The Buxtons were lucky to escape with a few inches of water in their ground floor, after a herculean effort with their pumps. Others did not fare so well: the rowing club, the bowling club, a row of villas upstream, and the storage yard holding materials for the new flood barrier were all engulfed by the filthy flood waters of the Severn.

“A big flood on the Severn, like the one we’ve just seen or the one in 2020 or 2021, is getting quite close to the capability of flood defences,” Throup said. “We cannot engineer our way out of this. Raising existing defences won’t be technically, financially or environmentally possible.”

In 2000, the agency on the ground was arguing that longer-term nature-based solutions involving a change in rural land management – 85-90% of which is agricultural or forestry – was required to protect the Severn Valley from flooding.

But while tens of millions have been spent in the last 24 years on concrete and aluminium to hold back the tide, barely a fraction has been channelled into nature-based holistic approaches to reducing flooding.

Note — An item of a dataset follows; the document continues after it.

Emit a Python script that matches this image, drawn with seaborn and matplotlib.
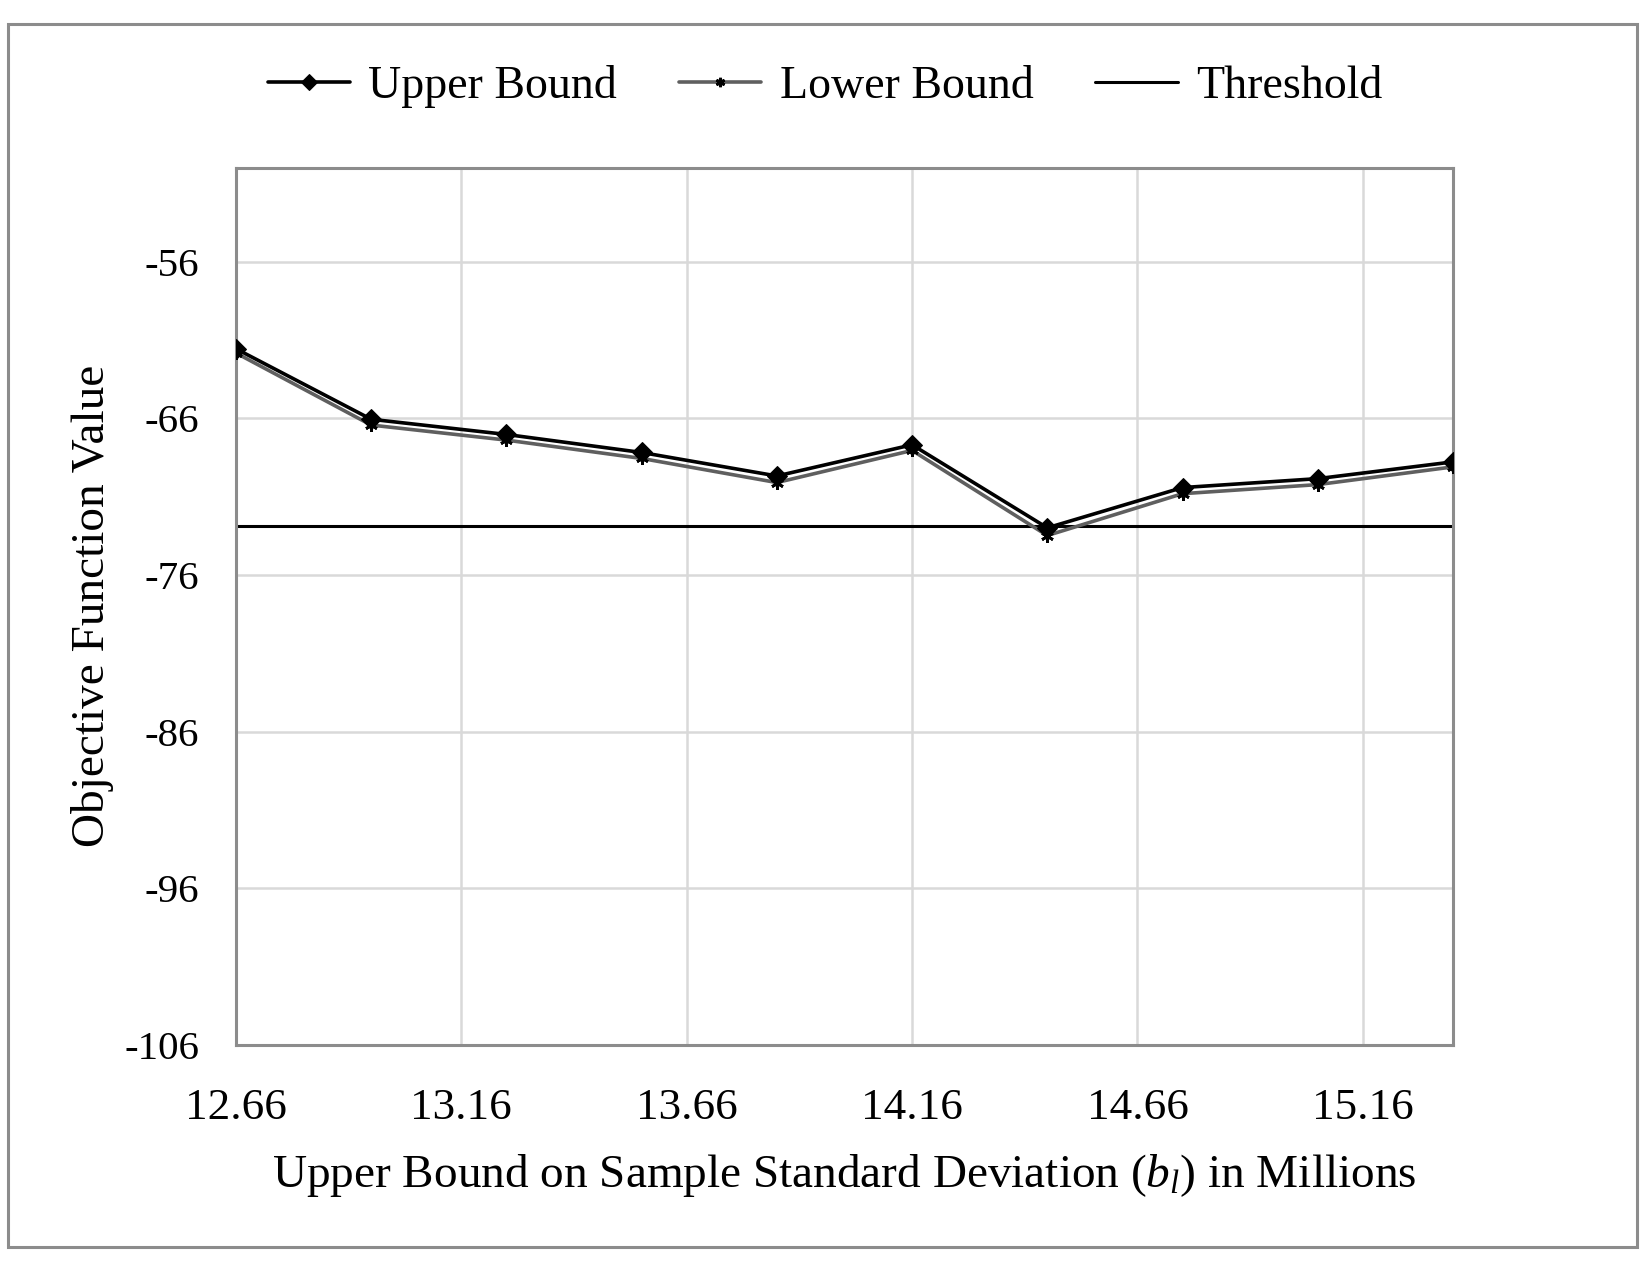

The newly formed Severn Valley water management forum is an attempt to put this right.

“We need our land, upstream of flood risk areas, to hold on to rainwater for longer and release it more gradually into our rivers following storm events, to reduce peak flows,” said Joe Pimblett, the chief executive of the Severn Rivers Trust, which is part of the forum. “Much of our rural landscape has been highly modified … to preserve agricultural output.

“If we are serious about flood management, this needs to change. We need natural flood management delivered at scale, upstream of all our flood risk zones … we need to incentivise landowners to integrate flood alleviation measures, and … adopt sympathetic farming practices, as part of ‘business as usual’. The impact of widespread natural flood management rolled out could in the future alleviate flood risk to thousands of homes and business up and down the country.”